[WHAT YOU WILL DO] Only the pictures are omitted; repeat all other data exactly.
>> begin
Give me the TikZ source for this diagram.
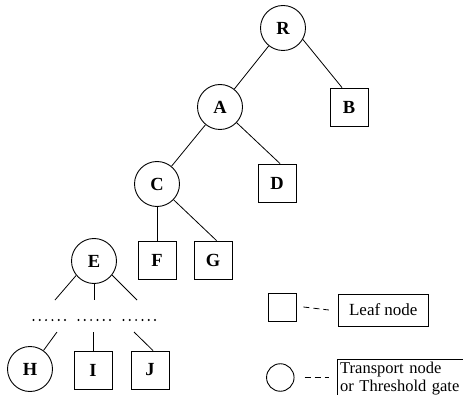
\documentclass[tikz,border=0pt]{standalone}
\usepackage{fontspec}
\setmainfont{Liberation Serif}
\usepackage{tikz}
\usetikzlibrary{positioning}

\begin{document}
\begin{tikzpicture}[x=1pt, y=1pt,
      gate/.style={draw, circle, minimum size=45pt, inner sep=0pt, line width=0.9pt,
                   font=\fontsize{18.5}{20}\selectfont\bfseries},
      leaf/.style={draw, rectangle, minimum size=38pt, inner sep=0pt, line width=0.9pt,
                   font=\fontsize{18.5}{20}\selectfont\bfseries},
      edge/.style={line width=0.8pt},
      legtxt/.style={draw, line width=0.8pt, font=\fontsize{17}{19}\selectfont},
      dashline/.style={line width=0.8pt, dash pattern=on 6pt off 4pt}
    ]
    \useasboundingbox (0,0) rectangle (463,394);
    \clip (0,0) rectangle (463,394);

    % tree
    \node[gate] (R) at (283,366) {R};
    \node[gate] (A) at (220,287) {A};
    \node[leaf] (B) at (349,287) {B};
    \node[gate] (C) at (157,210) {C};
    \node[leaf] (D) at (277,211) {D};
    \node[gate] (E) at (94,133) {E};
    \node[leaf] (F) at (157,134) {F};
    \node[leaf] (G) at (213,134) {G};
    \node[gate] (H) at (30,25) {H};
    \node[leaf] (I) at (93,24) {I};
    \node[leaf] (J) at (150,24) {J};

    \draw[edge] (R) -- (A);
    \draw[edge] (R.-30) -- ([xshift=-7pt]B.north);
    \draw[edge] (A) -- (C);
    \draw[edge] (A) -- ([xshift=3pt]D.north);
    \draw[edge] (C.south) -- (F.north);
    \draw[edge] (C) -- ([xshift=3.5pt]G.north);

    % open branches under E
    \coordinate (e1) at (55,94);
    \coordinate (e2) at (94,94);
    \coordinate (e3) at (137,94);
    \coordinate (h1) at (57,62);
    \coordinate (i1) at (93,62);
    \coordinate (j1) at (134,62);
    \draw[edge] (E.219) -- (e1);
    \draw[edge] (E.south) -- (e2);
    \draw[edge] (E.-38) -- (e3);
    \draw[edge] (h1) -- (H);
    \draw[edge] (i1) -- (I.north);
    \draw[edge] (j1) -- ([xshift=3pt]J.north);
    \foreach \gx in {33.5,78.5,123.5}
      \foreach \k in {0,...,5}
        \fill (\gx+6.3*\k,74) circle (1.1pt);

    % legend
    \node[leaf, minimum size=28pt] (legleaf) at (282,87) {};
    \node[legtxt, minimum width=90pt, minimum height=32pt] (leaftxt) at (383.3,84) {Leaf node};
    \draw[dashline] ([xshift=7pt]legleaf.east) -- ([xshift=-9pt]leaftxt.west);

    \node[gate, minimum size=27.5pt] (leggate) at (280.3,16.5) {};
    \node[legtxt, anchor=north west, font=\fontsize{16.5}{18}\selectfont,
          text width=140pt, align=left, inner sep=2.5pt, text depth=20pt] (gatetxt) at (337.3,35)
          {Transport node\\or Threshold gate};
    \draw[dashline] ([xshift=10pt]leggate.east) -- ([xshift=-8pt]gatetxt.west |- leggate.east);
\end{tikzpicture}
\end{document}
>> end
[FINAL ANSWER]
Give me the TikZ source for this diagram.
\documentclass[tikz,border=0pt]{standalone}
\usepackage{fontspec}
\setmainfont{Liberation Serif}
\usepackage{tikz}
\usetikzlibrary{positioning}

\begin{document}
\begin{tikzpicture}[x=1pt, y=1pt,
      gate/.style={draw, circle, minimum size=45pt, inner sep=0pt, line width=0.9pt,
                   font=\fontsize{18.5}{20}\selectfont\bfseries},
      leaf/.style={draw, rectangle, minimum size=38pt, inner sep=0pt, line width=0.9pt,
                   font=\fontsize{18.5}{20}\selectfont\bfseries},
      edge/.style={line width=0.8pt},
      legtxt/.style={draw, line width=0.8pt, font=\fontsize{17}{19}\selectfont},
      dashline/.style={line width=0.8pt, dash pattern=on 6pt off 4pt}
    ]
    \useasboundingbox (0,0) rectangle (463,394);
    \clip (0,0) rectangle (463,394);

    % tree
    \node[gate] (R) at (283,366) {R};
    \node[gate] (A) at (220,287) {A};
    \node[leaf] (B) at (349,287) {B};
    \node[gate] (C) at (157,210) {C};
    \node[leaf] (D) at (277,211) {D};
    \node[gate] (E) at (94,133) {E};
    \node[leaf] (F) at (157,134) {F};
    \node[leaf] (G) at (213,134) {G};
    \node[gate] (H) at (30,25) {H};
    \node[leaf] (I) at (93,24) {I};
    \node[leaf] (J) at (150,24) {J};

    \draw[edge] (R) -- (A);
    \draw[edge] (R.-30) -- ([xshift=-7pt]B.north);
    \draw[edge] (A) -- (C);
    \draw[edge] (A) -- ([xshift=3pt]D.north);
    \draw[edge] (C.south) -- (F.north);
    \draw[edge] (C) -- ([xshift=3.5pt]G.north);

    % open branches under E
    \coordinate (e1) at (55,94);
    \coordinate (e2) at (94,94);
    \coordinate (e3) at (137,94);
    \coordinate (h1) at (57,62);
    \coordinate (i1) at (93,62);
    \coordinate (j1) at (134,62);
    \draw[edge] (E.219) -- (e1);
    \draw[edge] (E.south) -- (e2);
    \draw[edge] (E.-38) -- (e3);
    \draw[edge] (h1) -- (H);
    \draw[edge] (i1) -- (I.north);
    \draw[edge] (j1) -- ([xshift=3pt]J.north);
    \foreach \gx in {33.5,78.5,123.5}
      \foreach \k in {0,...,5}
        \fill (\gx+6.3*\k,74) circle (1.1pt);

    % legend
    \node[leaf, minimum size=28pt] (legleaf) at (282,87) {};
    \node[legtxt, minimum width=90pt, minimum height=32pt] (leaftxt) at (383.3,84) {Leaf node};
    \draw[dashline] ([xshift=7pt]legleaf.east) -- ([xshift=-9pt]leaftxt.west);

    \node[gate, minimum size=27.5pt] (leggate) at (280.3,16.5) {};
    \node[legtxt, anchor=north west, font=\fontsize{16.5}{18}\selectfont,
          text width=140pt, align=left, inner sep=2.5pt, text depth=20pt] (gatetxt) at (337.3,35)
          {Transport node\\or Threshold gate};
    \draw[dashline] ([xshift=10pt]leggate.east) -- ([xshift=-8pt]gatetxt.west |- leggate.east);
\end{tikzpicture}
\end{document}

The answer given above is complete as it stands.